According to CEO Steve Ballmer

Oct 17, 2008 20:01 GMT  ·  By

Just ahead of the week in which Apple introduced its new line-up of notebooks, Microsoft Chief Executive Officer Steve Ballmer downplayed the relevance of the Cupertino-based hardware company on the global PC market. And, while Apple slashed the prices of the new MacBook and MacBook Pro computers to make them more affordable and capable of rivaling Windows PCs in terms of price tags, Ballmer indicated that Microsoft would attempt to stop Macs from attracting additional consumers. However, Ballmer underlined that the Redmond giant was little interested in going against Apple by using its business model, and that it would continue to collaborate with existing OEM partners.

 

“Apple has 3 percent of the world's PC market. I never want it to reach 4. That would be a goal, you could say, from a Microsoft perspective. But I don't want to build PCs. And there's a certain elegance Apple gets by building the hardware and the software and everything else. And I don't want to embrace their business model, but what it would mean is we have to work as effectively with the HPs, the Dells, the Positivos of the world to have an elegant experience that at the same time provides all of the freedom and flexibility and choice that today's PC model provides. So, it's a business model competition, if you will.
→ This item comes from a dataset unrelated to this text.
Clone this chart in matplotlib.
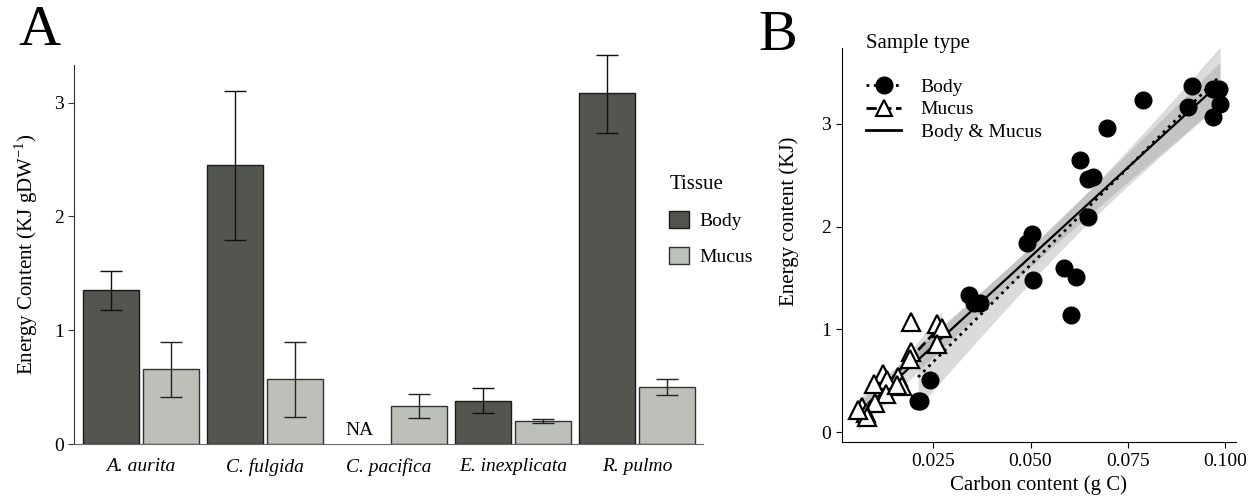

Apple is an emblem, but I can give you other emblems of the same competition,” Ballmer noted while on a trip to Brazil at the end of the past week.

 

While, according to Gartner and IDC, Apple did ship 1.6 million Macs on the U.S. market in the third quarter of 2008, the Cupertino-based hardware company is still far from Toshiba, which sold 3.6 million PCs worldwide, also in Q3. Indeed, in the U.S., Apple is the third largest vendor of computers after Dell and HP in Q3 2008 – still, Microsoft has yet little to fear on a global scale.

 

“You've got to remember, Windows has 97 percent, Mac has got 3. So, yes, what's the definition of a PC? It used to be a PC was any computer. Now what's a PC? It's a Windows computer. So, Apple may have helped slightly on that definition, in which case I'm very happy. And I think that's a campaign that again so far the initial testing and measurement says it's a campaign that really is resonating well with our audience,” Ballmer added.